Whilst it may be attractive to develop software with full-code using developers, this is typically only desirable if the application being developed requires high levels of complex and specific customisation, and justifies an on-going team of developers to maintain and run. It is often misunderstood that building software internally is a one-time cost. In reality, cost of building and owning software is better measured by what is known as the ‘total cost of ownership’ which includes the on-going maintenance and update of the software. Even if the intention is to build a static application that doesn’t change over time, this is rarely ever the case.
|Application development||Basic and advanced functionality configured via a visual editor without any scripting||Basic functionality configured via a visual editor, but advanced operations require programming||All functionality available, but requires programming|
|Users||Technical and non-technical users||Technical users||Technical users|
|Cost to build the solution||Low cost – build is done with lower cost talent in a shorter amount of time and with little to no additional infrastructure (e.g. external database) required||Moderate cost – build is done with high-cost talent in a shorter amount of time and with little additional infrastructure (e.g. external database) required||High cost – build is done with high-cost talent over a long period of with additional infrastructure (e.g. external database) required|
|Time to value (go live)||Fast – configuration of pre-built functionality||Moderate – combination of configuring basic functionality and coding advanced functionality||Slow – coding functionality from scratch|
|Cost to maintain the solution (changes, updates, fixes)||Low cost – changes are made with lower cost talent in a shorter amount of time||Moderate cost - changes are made with high-cost talent in a moderate amount of time||High cost - changes are made with high-cost talent in a long amount of time|
|Support SLAs and uptime||Committed from the vendor||Committed from the vendor||No commitment or weak internal commitment|
|Security||Handled by the platform||Handled by the platform||Requires security specialists|
|Risk of errors and bugs||Lower – bugs are likely to be at the business logic level rather than at the code-level||Moderate – bugs can be at both the business logic code-level||High – bugs are likely to be at the code-level|
|Deployment||Rapid ‘Single-click’ deployment||Technical deployment process||Technical deployment process|
|Hosting and infrastructure||Handled by the platform||Handled by the platform or may require on-going management||Requires set-up and ongoing management|
Benefits of No-Code for IT Teams
Whilst no-code is positioned to service non-IT users, it is important to understand that it is often IT-endorsed and also plays an important role in enabling IT teams to achieve their strategic goals.
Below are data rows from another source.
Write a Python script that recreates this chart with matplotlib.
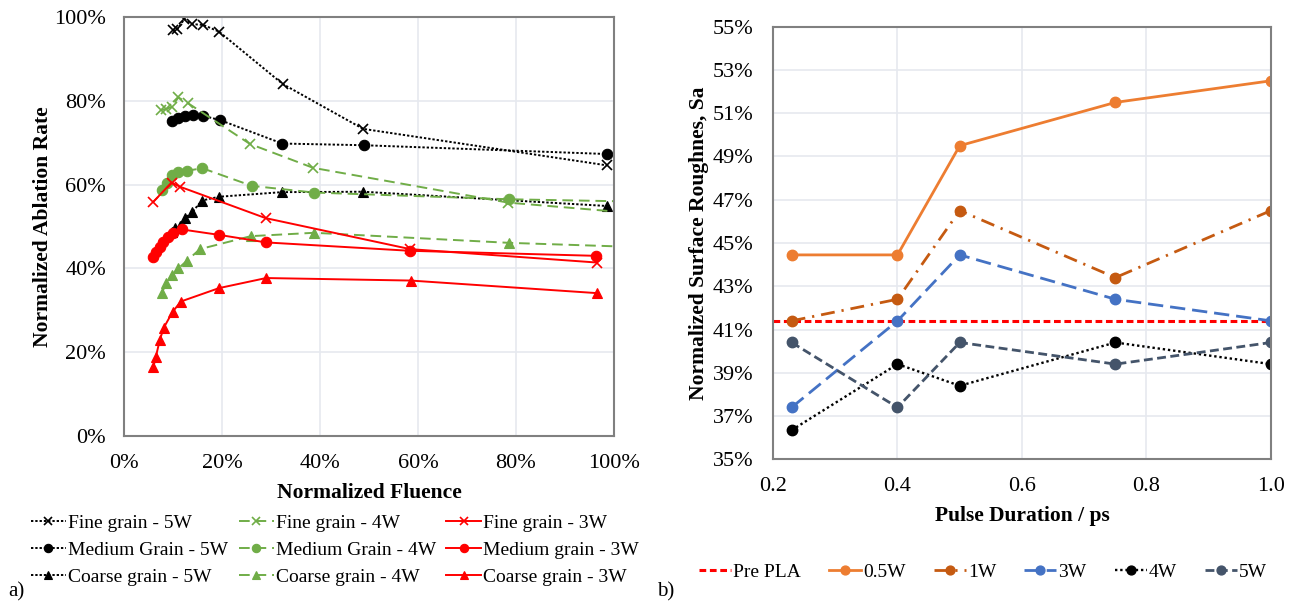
import matplotlib
matplotlib.use("Agg")
import matplotlib.pyplot as plt
from matplotlib.ticker import PercentFormatter, FixedLocator, FormatStrFormatter

plt.rcParams['font.family'] = ['Liberation Serif', 'DejaVu Serif']

# ---------------- Left chart data (percent) ----------------
fine_5w_x = [9.9, 10.9, 12.3, 13.9, 16.2, 19.4, 32.4, 48.8, 98.5]
fine_5w_y = [96.8, 97.1, 99.5, 98.3, 98.1, 96.5, 84.0, 73.3, 64.6]
med_5w_x = [9.7, 11.1, 12.4, 14.0, 16.2, 19.6, 32.3, 48.9, 98.5]
med_5w_y = [75.2, 75.8, 76.4, 76.5, 76.4, 75.4, 69.8, 69.4, 67.3]
coarse_5w_x = [9.7, 10.4, 11.4, 12.4, 13.9, 15.9, 19.4, 32.2, 48.8, 98.5]
coarse_5w_y = [48.8, 49.6, 50.2, 52.0, 53.4, 56.2, 57.1, 58.2, 58.3, 54.9]

fine_4w_x = [7.5, 8.6, 9.7, 11.1, 13.1, 25.7, 38.6, 78.4, 102.0]
fine_4w_y = [77.8, 78.0, 78.6, 80.8, 79.4, 69.7, 64.0, 55.7, 53.4]
med_4w_x = [7.7, 8.7, 9.7, 11.1, 12.8, 16.0, 26.1, 38.8, 78.6, 102.0]
med_4w_y = [58.7, 60.3, 62.3, 62.9, 63.3, 63.9, 59.7, 58.1, 56.5, 56.0]
coarse_4w_x = [7.7, 8.6, 9.7, 11.1, 12.8, 15.5, 25.9, 38.8, 78.6, 102.0]
coarse_4w_y = [34.1, 36.4, 38.4, 40.0, 41.8, 44.6, 47.7, 48.5, 46.1, 45.2]

fine_3w_x = [6.0, 9.7, 11.4, 28.9, 58.4, 96.5]
fine_3w_y = [55.9, 60.5, 59.5, 52.0, 44.6, 41.4]
med_3w_x = [5.9, 6.6, 7.3, 8.0, 9.0, 10.1, 11.8, 19.4, 29.0, 58.4, 96.3]
med_3w_y = [42.7, 44.0, 45.1, 46.3, 47.4, 48.4, 49.3, 48.0, 46.2, 44.2, 43.0]
coarse_3w_x = [6.0, 6.5, 7.3, 8.1, 9.9, 11.6, 19.4, 29.0, 58.5, 96.5]
coarse_3w_y = [16.5, 18.9, 22.9, 25.8, 29.6, 32.1, 35.3, 37.7, 37.1, 34.1]

left_labels = ["Fine grain - 5W", "Medium Grain - 5W", "Coarse grain - 5W",
               "Fine grain - 4W", "Medium Grain - 4W", "Coarse grain - 4W",
               "Fine grain - 3W", "Medium grain - 3W", "Coarse grain - 3W"]

# ---------------- Right chart data (percent) ----------------
pulse = [0.23, 0.4, 0.5, 0.75, 1.0]
pre_pla_x = [0.2, 1.0]
pre_pla_y = [41.4, 41.4]
w05 = [44.45, 44.45, 49.5, 51.5, 52.5]
w1 = [41.4, 42.4, 46.5, 43.4, 46.5]
w3 = [37.4, 41.4, 44.45, 42.4, 41.4]
w4 = [36.35, 39.4, 38.4, 40.4, 39.4]
w5 = [40.4, 37.4, 40.4, 39.4, 40.4]
right_labels = ["Pre PLA", "0.5W", "1W", "3W", "4W", "5W"]

BLACK = "#000000"
GREEN = "#70AD47"
RED = "#FF0000"
GRID = "#E6E9EF"
SPINE = "#808080"
TICK_FS = 16
LABEL_FS = 15.5
LEG_FS = 14

fig = plt.figure(figsize=(12.95, 6.03), dpi=100)

# ================= Left axes =================
axL = fig.add_axes([124/1295, 1-436/603, (614-124)/1295, (436-17)/603])

dot5 = (0, (1.2, 1.0))
dash4 = (0, (5.5, 3.0))
lw = 1.4
series = [
    (fine_5w_x, fine_5w_y, BLACK, dot5, 'x', 7),
    (med_5w_x, med_5w_y, BLACK, dot5, 'o', 7.5),
    (coarse_5w_x, coarse_5w_y, BLACK, dot5, '^', 6.5),
    (fine_4w_x, fine_4w_y, GREEN, dash4, 'x', 7),
    (med_4w_x, med_4w_y, GREEN, dash4, 'o', 7.5),
    (coarse_4w_x, coarse_4w_y, GREEN, dash4, '^', 6.5),
    (fine_3w_x, fine_3w_y, RED, '-', 'x', 7),
    (med_3w_x, med_3w_y, RED, '-', 'o', 7.5),
    (coarse_3w_x, coarse_3w_y, RED, '-', '^', 6.5),
]
for (xs, ys, c, ls, m, ms), lab in zip(series, left_labels):
    axL.plot(xs, ys, color=c, linestyle=ls, linewidth=lw, marker=m,
             markersize=ms, markeredgewidth=1.2 if m == 'x' else 0.8,
             markerfacecolor=c, markeredgecolor=c, label=lab)

axL.set_xlim(0, 100)
axL.set_ylim(0, 100)
axL.xaxis.set_major_locator(FixedLocator([0, 20, 40, 60, 80, 100]))
axL.yaxis.set_major_locator(FixedLocator([0, 20, 40, 60, 80, 100]))
axL.xaxis.set_major_formatter(PercentFormatter(decimals=0))
axL.yaxis.set_major_formatter(PercentFormatter(decimals=0))
axL.grid(True, color=GRID, linewidth=1.2)
axL.set_axisbelow(True)
axL.tick_params(length=0, labelsize=TICK_FS)
axL.tick_params(axis='x', pad=13)
axL.tick_params(axis='y', pad=13)
for s in axL.spines.values():
    s.set_color(SPINE)
    s.set_linewidth(1.5)
axL.set_xlabel("Normalized Fluence", fontsize=LABEL_FS, fontweight='bold', labelpad=7)
axL.set_ylabel("Normalized Ablation Rate", fontsize=LABEL_FS, fontweight='bold', labelpad=1)

handles, labels = axL.get_legend_handles_labels()
fig.legend(handles, labels, loc='center', bbox_to_anchor=(335/1295, 1-550/603),
           ncol=3, frameon=False, fontsize=LEG_FS, handlelength=1.8,
           handletextpad=0.1, columnspacing=0.55, labelspacing=0.48,
           borderaxespad=0, borderpad=0, markerscale=0.8)

# ================= Right axes =================
axR = fig.add_axes([773/1295, 1-459.3/603, (1271-773)/1295, (459.3-26.7)/603])
ms = 7.5
axR.plot(pre_pla_x, pre_pla_y, color=RED, linestyle=(0, (2.2, 1.2)), linewidth=2.2,
         label=right_labels[0])
axR.plot(pulse, w05, color="#ED7D31", linestyle='-', linewidth=2, marker='o',
         markersize=ms, label=right_labels[1])
axR.plot(pulse, w1, color="#C55A11", linestyle=(0, (5, 2.5, 0.8, 2.5)), linewidth=2,
         marker='o', markersize=ms, label=right_labels[2])
axR.plot(pulse, w3, color="#4472C4", linestyle=(0, (5.5, 2.5)), linewidth=2,
         marker='o', markersize=ms, label=right_labels[3])
axR.plot(pulse, w4, color=BLACK, linestyle=(0, (1, 1.2)), linewidth=1.7,
         marker='o', markersize=ms, label=right_labels[4])
axR.plot(pulse, w5, color="#44546A", linestyle=(0, (3.2, 1.6)), linewidth=2,
         marker='o', markersize=ms, label=right_labels[5])

axR.set_xlim(0.2, 1.0)
axR.set_ylim(35, 55)
axR.xaxis.set_major_locator(FixedLocator([0.2, 0.4, 0.6, 0.8, 1.0]))
axR.xaxis.set_major_formatter(FormatStrFormatter('%.1f'))
axR.yaxis.set_major_locator(FixedLocator([35, 37, 39, 41, 43, 45, 47, 49, 51, 53, 55]))
axR.yaxis.set_major_formatter(PercentFormatter(decimals=0))
axR.grid(True, color=GRID, linewidth=1.2)
axR.set_axisbelow(True)
axR.tick_params(length=0, labelsize=TICK_FS)
axR.tick_params(axis='x', pad=13)
axR.tick_params(axis='y', pad=14)
for s in axR.spines.values():
    s.set_color(SPINE)
    s.set_linewidth(1.5)
axR.set_xlabel("Pulse Duration / ps", fontsize=LABEL_FS, fontweight='bold', labelpad=7)
axR.set_ylabel("Normalized Surface Roughnes, Sa", fontsize=LABEL_FS, fontweight='bold', labelpad=3)

handles, labels = axR.get_legend_handles_labels()
fig.legend(handles, labels, loc='center', bbox_to_anchor=(983/1295, 1-572/603),
           ncol=6, frameon=False, fontsize=LEG_FS, handlelength=1.65,
           handletextpad=0.1, columnspacing=1.45, borderaxespad=0, borderpad=0,
           markerscale=0.85)

fig.text(8/1295, 1-592/603, "a)", fontsize=15, ha='left', va='center')
fig.text(657/1295, 1-592/603, "b)", fontsize=15, ha='left', va='center')

fig.savefig("out.png", dpi=100)
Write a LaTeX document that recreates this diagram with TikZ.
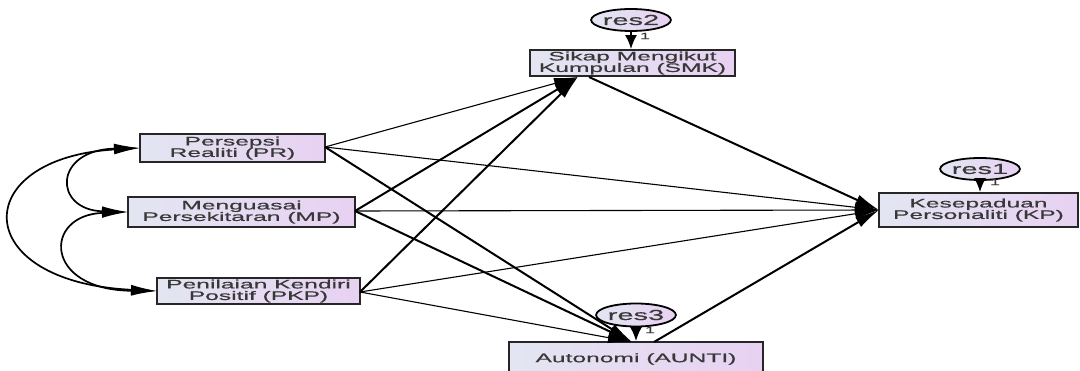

- Increased focus on high-value work: No-code platforms allow business teams to make low complexity and low risk changes quickly and effectively, allowing IT to focus on the high value, high complexity work that delivers the most impact to the organisation.
- Better collaboration with the business: No-code authoring for the business means that automation use-cases that previously could not stand up a business case due to cost or practicality is now possible. This represents a new opportunity for IT teams to collaborate with and support the business on a whole new class of use-cases.
- Support innovation: No-code platforms can be used to build prototypes to quickly validate Application ideas, ensuring business requirements are tested and addressed at the beginning.
- Reduced errors: no-code applications significantly reduce the occurrence of errors compared to typical code-based approaches.
- Faster management of change: No-code platforms allow IT teams to make changes quickly and effectively, ensuring Applications are compliant and up to date.
- Decreased time to deployment: Using visual UI and drag and drop, IT teams can collaborate easily and build applications faster, decreasing time to market.
Why The Future Is No-Code
There is no doubt that enterprise software development has become more challenging. With increasing pressure for more compliant tools in highly regulated industries, budget cuts, lack of the appropriate staff, changing requirements and increased pressure for faster deployment, IT teams are working around the clock yet still unable to keep up with the workload. Furthermore, as modern technologies emerge, the management of legacy systems is becoming time consuming and more costly than the no-code alternative. It is important to note that traditional coding practices are not going anywhere and will be needed for more complex integrations, but with business users increasing ten-fold compared to developers, IT teams can leverage no-code to build low complexity applications within minutes instead of weeks and focus on mission critical projects instead.
To try no-code for yourself, request a demo or trial of Checkbox.
Frequently Asked Questions
What is no-code automation?
No-code automation refers to the practice of enabling users to build applications and business solutions that streamline their day-to-day workflows with more speed and with less bugs than the typical code-based approach. Without having any technical skills, any business user can create a solution without having to consult the IT department.
Is no-code the future?
With increasing pressures for more compliant tools in highly regulated industries, budget cuts, lack of the appropriate staff, changing requirements and increased pressure for faster deployment, IT teams are working around the clock yet still unable to keep up with the workload. No-code platforms enable teams to do more with less, without relying on IT to create dynamic, business solutions.
Why is no-code important?
1. Reduced errors: no-code applications significantly reduce the occurrence of errors compared to typical code-based approaches. 2. Faster management of change: No-code platforms allow IT teams to make changes quickly and effectively, ensuring Applications are compliant and up to date. 3. Increased focus on high-value work: No-code platforms allow IT teams to make changes quickly and effectively, ensuring Applications are compliant and up to date. 4. Support innovation: No-code platforms can be used to build prototypes to quickly validate Application ideas, ensuring business requirements are tested and addressed at the beginning. 5. Decreased time to deployment: Using visual UI and drag and drop, IT teams can collaborate easily and build applications faster, decreasing time to market.